Hensley’s songwriting distills Uriah Heep’s vocabulary of uplift and grit into something elemental. Box asserts a riff-forward approach that dovetails with the organ’s harmonic muscle. Byron centers it all with a vocal that is both forceful and clean, cutting through the mix without resorting to theatrics.

Production, Punch, and Presence

Produced with a clear eye for punch and immediacy, the song highlights a live-band feel while streamlining transitions for maximum impact. The guitars have definition without muddiness, the organ is thick yet articulate, and the drums sit high enough in the mix to drive the track without crowding the vocals. The result is a recording that feels urgent and athletic, made for radio but built to carry in a concert hall.

That duality—crafted for accessibility yet sturdy enough to anchor a set—goes a long way toward explaining the track’s enduring presence. Onstage, the song condenses the Heep proposition into three minutes of communal energy: a tight riff, a soaring chorus, and a quick shot of catharsis.

Within Demons and Wizards

Demons and Wizards is often celebrated for its balance of heaviness and atmosphere, and Easy Livin’ provides exactly the contrast the record needs. It underscores the band’s range, from the spectral folk-rock of “The Wizard” to the spacious climaxes of the album’s longer pieces. Positioned among these more expansive moments, the single’s brevity and punch operate as a reset, keeping the album’s pacing taut without diluting its ambition.

It is also the album’s clearest invitation to listeners beyond the progressive and hard rock faithful. By compressing the band’s harmonic richness and stacked vocals into a compact format, the track became an accessible gateway, pointing back toward the deeper cuts where the group’s progressive instincts stretch out.

Influence and Legacy

Easy Livin’ endures because of its balance. It is heavy without bombast, catchy without surrendering intricacy, spiritual in tone without straining for grandiosity. As hard rock in the early 1970s matured into sprawling forms, Uriah Heep proved they could be expansive and still land a direct hit. The song’s immediacy helped broaden their audience and, across decades, has remained a dependable highlight of the band’s live identity.

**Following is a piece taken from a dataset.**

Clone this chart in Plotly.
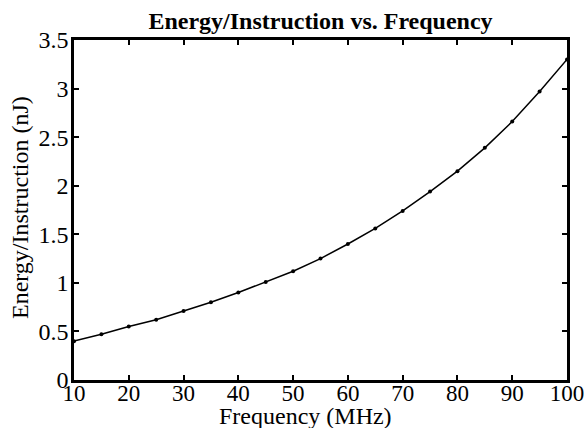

Placed against the wider landscape of the era—where Hammond organs roared in hard rock, and vocal harmonies turned heaviness into something cinematic—the single stands as a crisp summation of the band’s strengths. In a catalog rich with long arcs and embellished arrangements, Easy Livin’ is the lightning bolt: urgent, bright, and unmistakably theirs.

Why It Still Resonates

The track’s lasting appeal lies in how it communicates transformation in real time. The lyrics frame forgiveness as a visceral shift rather than an abstract idea, and the music matches that clarity with relentless propulsion. For fans of classic hard rock, it’s an essential primer in how concision can carry both weight and warmth. For Uriah Heep, it remains a signature piece, a reminder that sometimes the shortest road to revelation is the one that hits the loud pedal and never looks back.